Harvard’s $87M Ethereum Bet Lasted Only 90 Days Before a Full Exit

Table of Contents

TL;DR:

  • Complete Liquidation: Harvard Management Company closed Q1 2026 with zero shares in the iShares Ethereum Trust, after having controlled a position of 3.87 million shares valued at $86.8 million at the close of the previous period.
  • Strategic Retention: The management firm maintained significant exposure to the crypto ecosystem through the iShares Bitcoin Trust, retaining over $117 million in that financial product as of March 31, 2026.
  • Technical Exodus: Institutional capital’s retreat coincides with a period of restructuring at the Ethereum Foundation, which has seen at least eight senior researchers and coordinators leave so far in 2026.

The firm managing Harvard University’s endowment fund confirmed its total exit from the iShares Ethereum Trust exchange-traded fund during Q1 2026, after holding the asset for only 90 days. At the close of Q4 2025, the entity reported a position of approximately 3.87 million shares in this financial instrument, with a value near $86.8 million. According to Securities and Exchange Commission (SEC) filings from March 2026, the holding in the Ether-based trust was reduced to zero.

Risk Analysis and Divergence in Institutional Portfolios

The liquidation move took place in a correction environment for the market of the second-largest cryptocurrency by market capitalization. Historical price data indicates that the price of Ether has pulled back by over 50% from its peak in August 2025, when it approached the $5,000 line. Recent reports from the tech sector suggest that the observed volatility in the asset’s price and internal tensions in protocol development could have accelerated the university’s portfolio rebalancing.

Harvard Management Company ended the first quarter of 2026 with zero shares of the iShares Ethereum Trust

Coupled with the bearish price performance is the massive exodus of human talent from the Ethereum Foundation so far in 2026. At least 8 members of its research and governance team, including figures dedicated to protocol upgrade coordination and economic mechanism design, left the organization. Investment firm analysis points out that the loss of institutional knowledge at the core development level tends to decrease the patience of endowment-type investment funds in the short term.

Despite the complete withdrawal of capital from the iShares Ethereum Trust, Harvard Management Company did not eliminate its exposure to digital assets in general. The university fund cut its holdings in BlackRock’s spot Bitcoin ETF by approximately 43%, but chose to keep over 3,000,000 shares of the iShares Bitcoin Trust, equivalent to a market value of $117 million at the end of the evaluated quarter.

This marked differentiation in financial decision-making suggests that large managers are evaluating blockchain networks independently. While Bitcoin is progressively assimilated under the narrative of a macroeconomic asset or corporate reserve of value, smart contract platforms like Ethereum face more rigorous scrutiny focused on their developer activity metrics, fees, scaling capacity, and internal stability.

Harvard’s behavior contrasts with that of other international financial actors.
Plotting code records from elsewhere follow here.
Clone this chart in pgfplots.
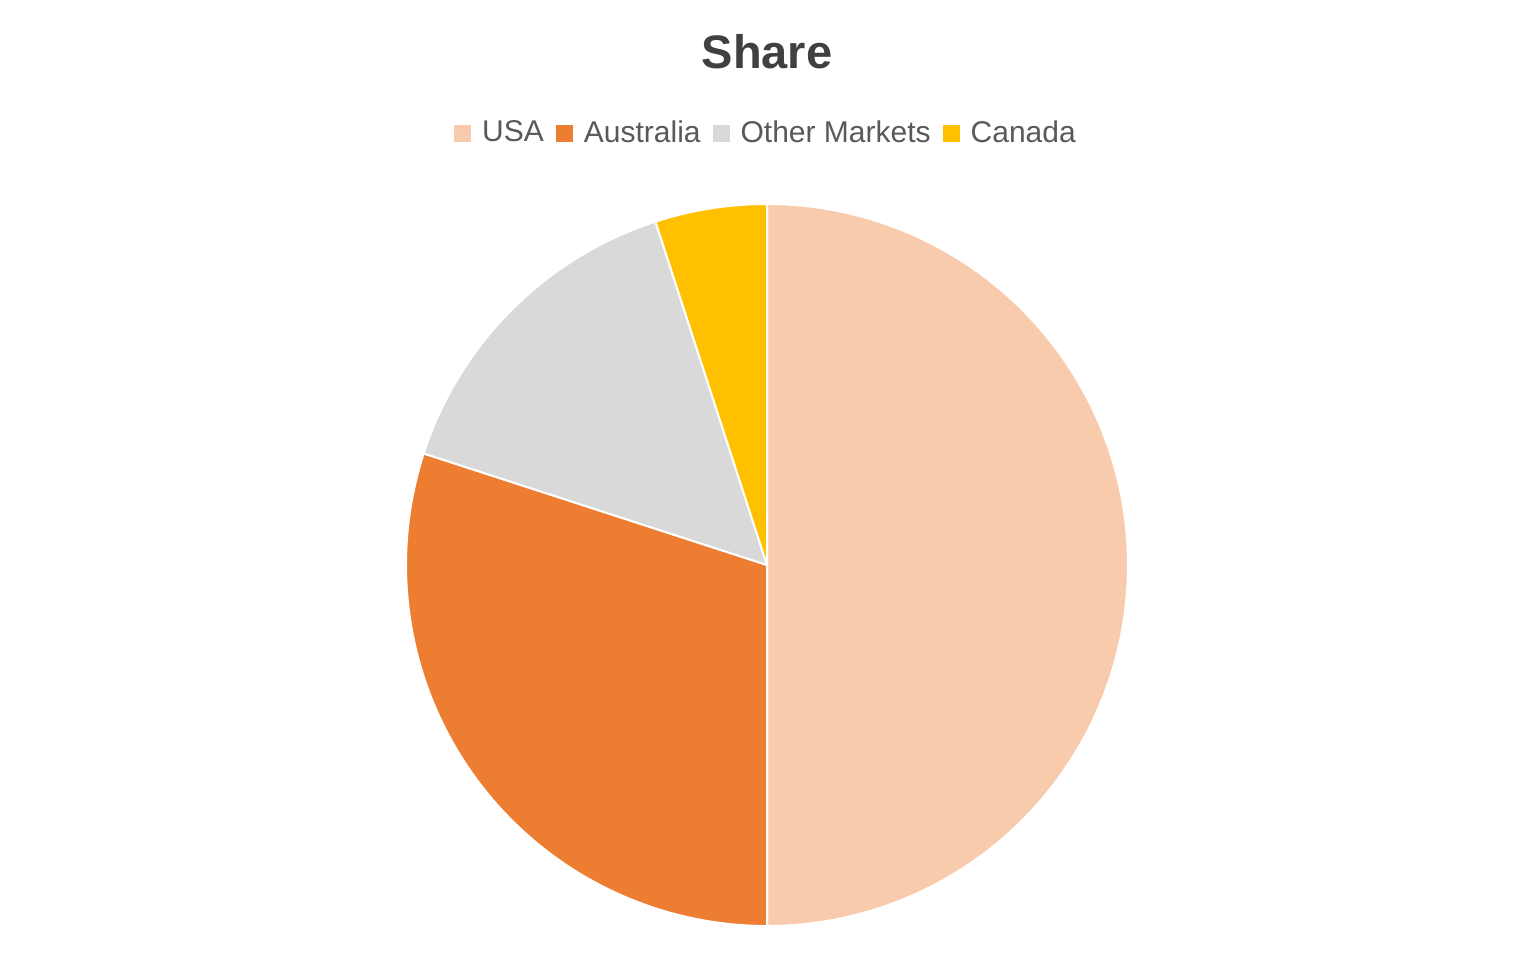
\documentclass[border=0pt]{standalone}
\usepackage{pgfplots}
\pgfplotsset{compat=1.18}
\usepackage{pgfplotstable}
\usepackage{fontspec}
\setmainfont{Liberation Sans}

\definecolor{cUSA}{HTML}{F8CBAD}
\definecolor{cAus}{HTML}{ED7D31}
\definecolor{cOther}{HTML}{D9D9D9}
\definecolor{cCan}{HTML}{FFC000}
\definecolor{txtgray}{HTML}{595959}
\definecolor{titlegray}{HTML}{404040}

% share of each market, in percent
\pgfplotstableread{
label share
USA 50
Australia 30
{Other Markets} 15
Canada 5
}\sharetable

% one wedge per row, clockwise from the top
\def\slicestart{0}
\newcommand{\slice}[2]{%
  \pgfplotstablegetelem{#1}{share}\of\sharetable
  \pgfmathsetmacro{\sliceend}{\slicestart+\pgfplotsretval}%
  \edef\temp{\noexpand\addplot[fill=#2, draw=white, line width=1pt,
    domain=\slicestart:\sliceend, samples=120, variable=\noexpand\t]
    ({sin(3.6*\noexpand\t)},{cos(3.6*\noexpand\t)}) -- (axis cs:0,0) -- cycle;}%
  \temp
  \global\let\slicestart\sliceend
}

\begin{document}
\begin{tikzpicture}
\useasboundingbox (0,0) rectangle (768pt,482pt);
\node[font=\bfseries\fontsize{23.5}{28}\selectfont, text=titlegray] at (383.5pt,456pt) {Share};
\begin{axis}[
    at={(383.5pt,199.5pt)}, anchor=center,
    width=361pt, height=361pt, scale only axis,
    xmin=-1, xmax=1, ymin=-1, ymax=1,
    hide axis, clip=false,
    legend columns=-1,
    legend style={draw=none, fill=none, at={(0.5,1.0983)}, anchor=center,
        font=\fontsize{15}{18}\selectfont, text=txtgray,
        /tikz/every even column/.append style={column sep=4pt}},
    legend image code/.code={\fill[#1, draw=none] (0pt,-4.25pt) rectangle (8.5pt,4.25pt);
        \path[draw=none, fill=none] (0pt,0pt) -- (12pt,0pt);},
]
\slice{0}{cUSA}
\slice{1}{cAus}
\slice{2}{cOther}
\slice{3}{cCan}
\legend{USA, Australia, Other Markets, Canada}
\end{axis}
\end{tikzpicture}
\end{document}
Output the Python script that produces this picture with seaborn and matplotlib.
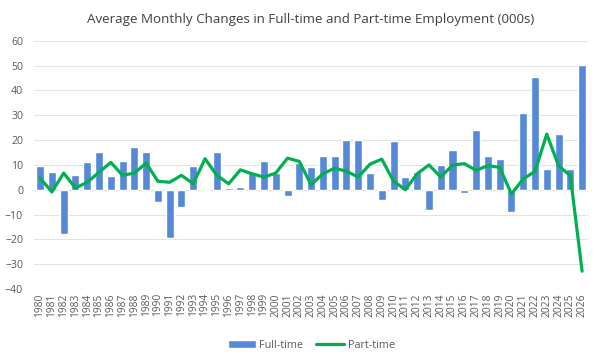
import pandas as pd
import numpy as np
import matplotlib.pyplot as plt
import seaborn as sns

years = [str(y) for y in range(1980, 2027)]

full_time = [9.5, 7, -18, 6, 11, 15, 5.5, 11.5, 17, 15,
             -5, -19.5, -7, 9.5, 0, 15.1, 0.5, 1, 6.7, 11.7,
             6.7, -2.4, 10.7, 9.1, 13.4, 13.4, 20.1, 20, 6.7, -4,
             19.8, 5.1, 7.2, -8, 10, 16, -1.3, 23.9, 13.7, 12.5,
             -8.8, 31, 45.4, 8.4, 22.3, 8.2, 50.4]

part_time = [4.7, -0.9, 6.7, 0.7, 3, 7, 11, 5.8, 6.7, 10.7,
             3.4, 3, 5.8, 2.4, 12.5, 5.8, 2.4, 8, 6.4, 5.1,
             6.7, 12.7, 11.4, 2, 6.4, 8.7, 7.4, 5.1, 10.3, 12.3,
             3.4, 0, 6.4, 10, 5.1, 9.9, 10.5, 7.8, 9.7, 9,
             -1.7, 4.3, 7.4, 22.4, 9.7, 5.6, -32.8]

df = pd.DataFrame({'year': years, 'Full-time': full_time, 'Part-time': part_time})
df['pos'] = np.arange(len(df))

sns.set_style('white')
plt.rcParams['font.family'] = ['Open Sans', 'DejaVu Sans']

fig = plt.figure(figsize=(6, 3.6), dpi=100)
ax = fig.add_axes([0.057, 0.197, 0.923, 0.69])

# gridlines
ax.set_ylim(-40, 60)
ax.set_yticks(range(-40, 61, 10))
ax.yaxis.grid(True, color='#e3e3e3', linewidth=0.8)
ax.set_axisbelow(True)

sns.barplot(data=df, x='year', y='Full-time', color='#5588d6', saturation=1,
            width=0.68, ax=ax, label='Full-time')
sns.lineplot(data=df, x='pos', y='Part-time', color='#00b04f', linewidth=2.3,
             ax=ax, label='Part-time')

ax.set_xlim(-0.5, len(df) - 0.5)
ax.set_xticks(df['pos'])
ax.set_xticklabels(df['year'], rotation=90)
ax.set_xlabel('')
ax.set_ylabel('')
ax.tick_params(axis='x', labelsize=7.4, colors='#595959', length=0, pad=3)
ax.tick_params(axis='y', labelsize=7.6, colors='#595959', length=0, pad=8)
for s in ax.spines.values():
    s.set_visible(False)

ax.set_title('Average Monthly Changes in Full-time and Part-time Employment (000s)',
             fontsize=9.6, color='#404040', pad=13)

handles, labels = ax.get_legend_handles_labels()
order = [labels.index('Full-time'), labels.index('Part-time')]
ax.legend([handles[i] for i in order], [labels[i] for i in order],
          loc='upper center', bbox_to_anchor=(0.5, -0.165), ncol=2, frameon=False,
          fontsize=7.8, labelcolor='#595959', handlelength=2.6, columnspacing=1.2,
          handletextpad=0.3)

plt.savefig('out.png', dpi=100)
According to Form 13F filings from Q1 2026, Abu Dhabi’s sovereign wealth fund Mubadala increased its exposure in Bitcoin financial vehicles, while Dartmouth College’s endowment fund opened positions oriented towards exchange-traded funds based on the Solana network.

The global crypto market will maintain its attention on upcoming quarterly SEC reports, which will serve to determine whether the capital rotation carried out by Harvard University constitutes an isolated risk management event or if it anticipates a broader trend of divestment from Ether-linked products by private banks and U.S. institutional funds.